Naturally, you might think “I need a new logo for our company, it looks stale. Lets find a logo designer”. Whilst this is somewhat true, it’s really best you understand a few things about your business and your clients before you jump straight in. Once you understand a few simple fundamentals about your business and who it attracts, you will give the logo designer a better chance of developing something unique and special for your business.

 

Step 1: Identify what you sell, then go deeper

What items do you sell to your customers? Is it timber? Is it plumbing services? Is it legal advice? Some might think that it’s a very simple process. You have items to sell, people buy those items.

However, if we go deeper, you are selling more than this. Are you an electrician selling air conditioning units? Or are you selling a cooler room and a better lifestyle? Do you sell newly renovated homes? Or the pride of having the best house on the street?

There is a clear distinction between what we think sell and what we are REALLY selling. One is simply a tool or method used to deliver on the TRUE nature of the sale.

 

Step 2: Accurately identify your target market, then go deeper

Let’s get this straight, your target market isn’t “everyone”. I do countless logo design briefs every year and this is by far the top answer to this question. Regardless of your business, if your answer is “everyone”, you haven’t thought about the question.

First, consider demographics:

  • male or female
  • young or old
  • stay at home mums or working professionals
  • singles or couples
  • locally based or country-wide
  • the list goes on

Once you have this, work out the immediate needs of these people and what’s important to them. Is it price? Convenience?
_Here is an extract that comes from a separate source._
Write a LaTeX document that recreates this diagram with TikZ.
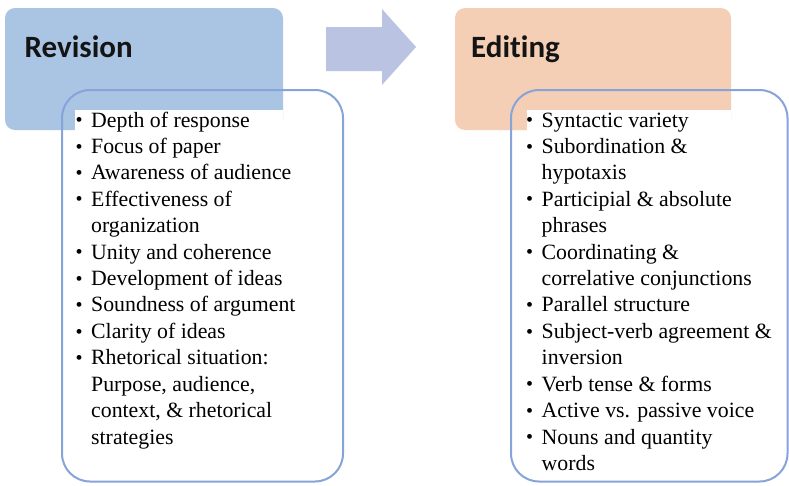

Relationship building? Quality? Speed of service? Remember, you can’t be all things to all people.

You are now starting to build yourself a customer avatar – a short description of your ideal customer. This is the person for which you just love coming to work for and will do your best work each and every time.

Here’s an example: “My ideal customer’s name is Joe. Joe is a 35 year old who lives in Wilston and travels to this office in Brendale each day for work. He runs an electrical business with a team of around 20 staff. Joe is proactive in his marketing. He loves collaborating with others and coming up with with new ideas help grow his business. Joe spends the weekends at home with his kids and enjoys family time before getting back into it on Monday morning.”

If you do our best work for Joe and love working with him, you want to attract more “Joes” to our business. This avatar gives you an accurate description of who you aiming the logo design, brand identity and marketing at. It describes their age, social status, business size & values as well as personal values. You can now use this data to craft the logo design and style for this person.

 

Step 3: Identify your Brand’s personality

Identifying your brand’s personality really looks at the human side of your brand. How you want other people to see you when they look at your logo and other branded items. Do you want to be seen as youthful or mature? Spontaneous or planned? Organic or sophisticated? Think back to the Apple TV ads from a few years ago… are you a conservative, shirt & tie type person (PC) or a cool t-shirt & jeans type person (Apple)?

This isn’t about you, the business owner and how you feel. It’s about how you want your current and future customers to view and interact your business.